Quand on a des groupes américains et des touristes, on n’a pas envie de leur proposer un lait fraise

Franck Richard, administrateur de Hiéro

Philippe Uhl, le responsable du Grillen regrette "cette loi obsolète qui entrave le fonctionnement de pas mal d’associations locales." II ne craint rien de moins que "la mort culturelle dans la ville".

Le Grillen travaille étroitement avec le service juridique de la ville de Colmar. Car les solutions sont à trouver dans l’urgence. Les concerts s’enchaînent à cette saison et il n’est pas question de ne pas proposer de buvette sans alcool.

Pour les concerts du week-end prochain, Franck Richard, l’administrateur de Hiéro, a trouvé une solution validée par le service juridique : "Une licence en cercle privé. C’est une adhésion temporaire à l’association qu’on facturera 2 euros. On pourra ainsi continuer à servir de la bière brassée du coin et du vin de viticulteurs locaux. Car quand on a des groupes américains et des touristes, on n’a pas envie de leur proposer un lait fraise."

 

Règles absurdes et obsolètes

 Le maire de Colmar, Eric Straumann est bien conscient qu’en appliquant la réglementation à la lettre, il soulève un problème de société : "La réglementation est absurde. Mais au bout de la chaîne, c’est toujours le maire le dindon de la farce. Alors soit on supprime ces règles, soit on les laisse en place."

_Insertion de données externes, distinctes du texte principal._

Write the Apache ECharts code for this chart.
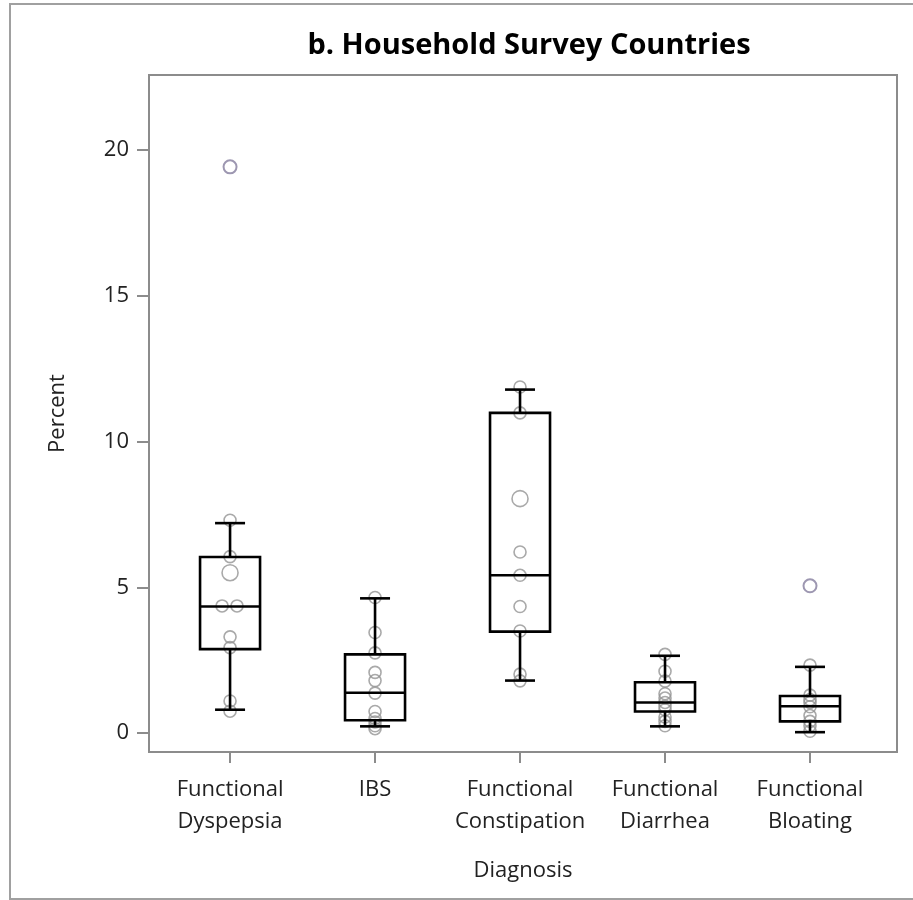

Concernant la zone de protection du Grillen, la mairie a saisi la préfecture, seule capable de modifier l’arrêté des 125 mètres de distance entre une buvette et un gymnase. Les associations culturelles attendent avec impatience que le préfet assouplisse cette règle pour continuer à faire fonctionner leurs buvettes. Et le maire aussi :"À proximité des établissements sportifs et de santé pour moi la réglementation est obsolète. Pourquoi interdire une buvette à 60 mètres d’un gymnase fermé le soir ? À l’époque c’était pour éviter les personnes en état d’ébriété sur la voie publique mais cela ne se voit plus aujourd’hui."

Si la société a évolué sur ses comportements vis-à-vis de l’alcool, les réglementations, elles, n’ont pas bougé d’un iota. Le problème est national mais pour l’instant, c’est à Colmar qu’il soulève un vent de panique.